All politicians, including Aristide, are operating in a climate of widespread rejection of the political process. The constitutional framework itself, which has so far been observed, is in jeopardy.

Indeed, the hour is so late that it may take a major international initiative to extricate Haiti from its crisis. While realistically speaking, international pressure will be exerted on Haiti in any case, what is essential is that it be done openly and be focused on a clear, achievable, consensual goal.

The need for greater international involvement is heightened by the impending expiration on November 30 of the mandate for the U.N. military mission in Haiti. The 1,170 Canadian and Pakistani soldiers have provided a security back-up for the Préval government. Their departure will come at a time of increasing public insecurity. The newly-trained Haitian police, barely two years old, are far from ready to take over from the U.N. mission. The government will need outside security assistance, but ad-hoc bilateral arrangements are an imperfect substitute for the U.N. mandate.

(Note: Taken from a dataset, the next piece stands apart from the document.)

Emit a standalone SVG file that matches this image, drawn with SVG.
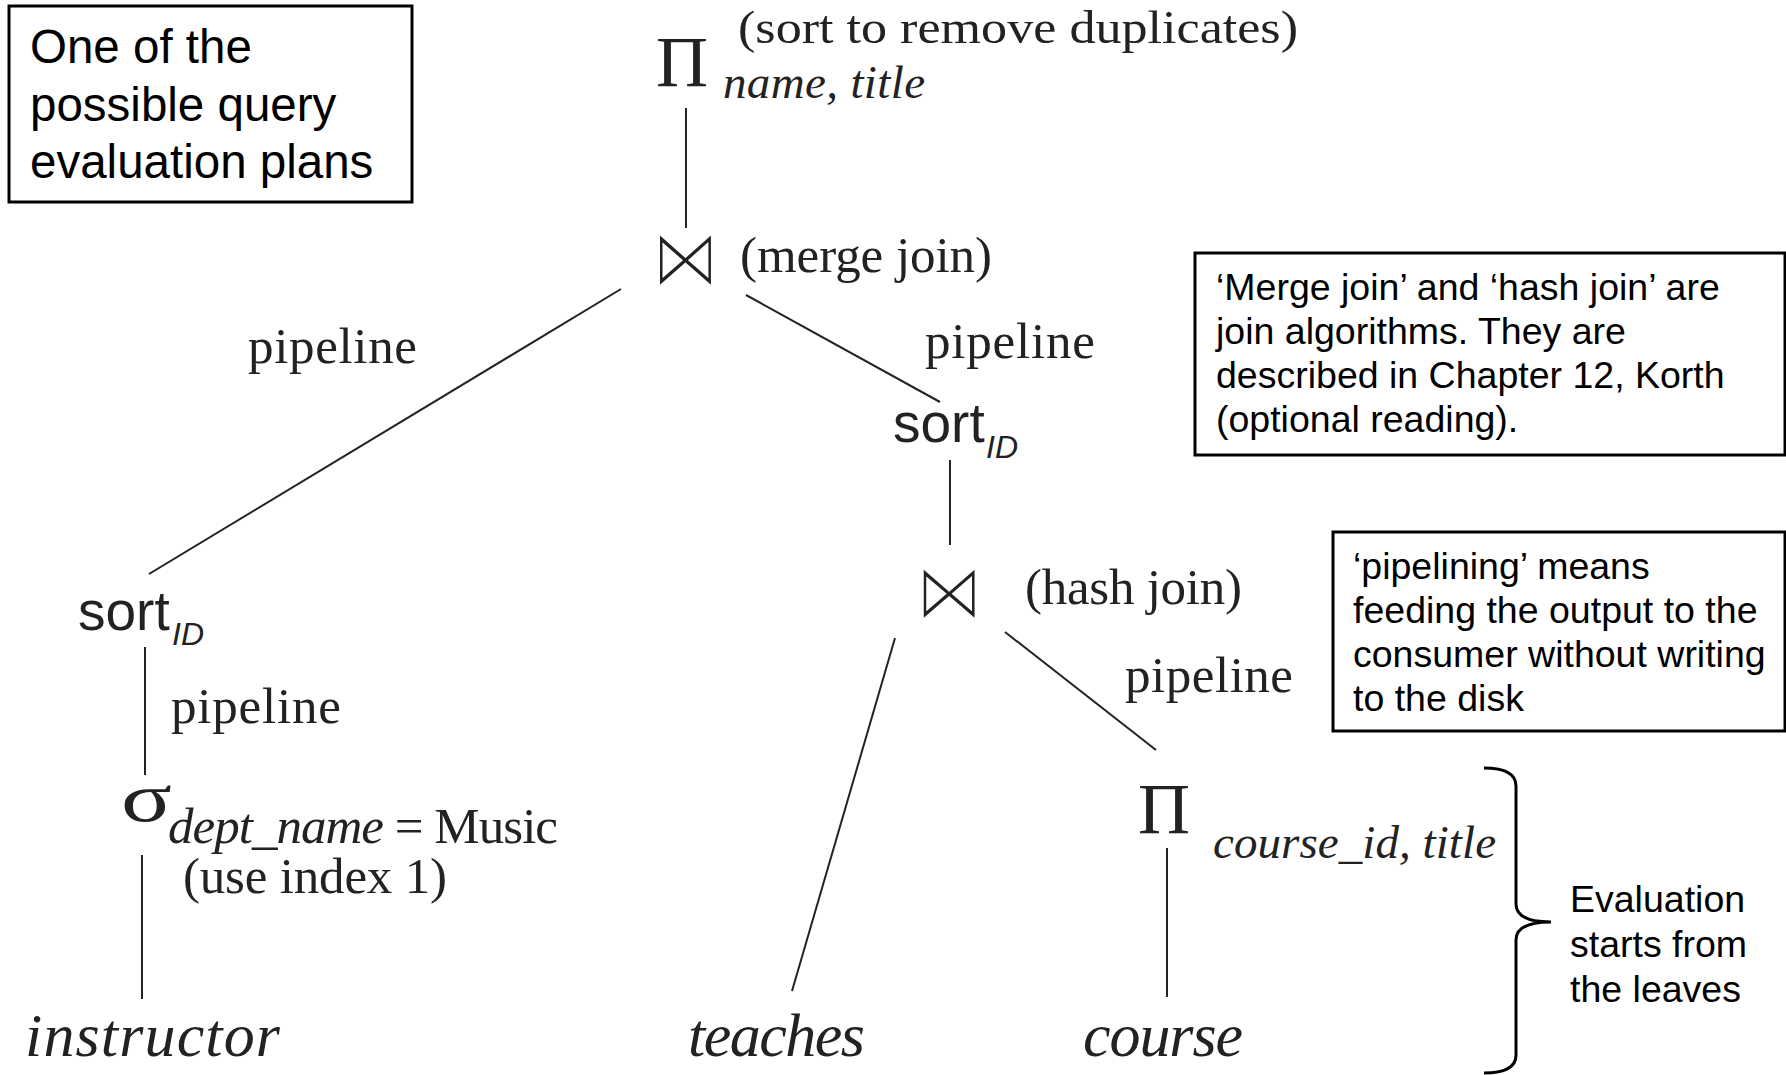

It would be reckless for the international community to continue its hands-off attitude. Following up on the visit of Secretary of State Madeleine Albright, a high-level delegation should go to Haiti to urge some minimum consensus among the Lavalas politicians. Far from impinging on Haitian sovereignty, such a delegation would merely add its voice to that of Haitian public opinion.

With 70 percent unemployed or underemployed, an average income of two U.S. dollars a day, and one-third of children below the age of five malnourished, a large part of Haiti's population is at the very brink. Unless there is decisive action by the international community, Haiti may be headed for a humanitarian disaster and the destruction of its hard-won democracy.

The core task in both Haiti and among its well-wishers in the United States is to build a consensus for Haitian development and jobs-creation. Supporters of Haiti abroad must encourage both public aid and private investment in Haiti. Rival Haitian politicians must unite in understanding the state as a facilitator of growth for the economy as a whole rather than a jobs machine for a privileged few.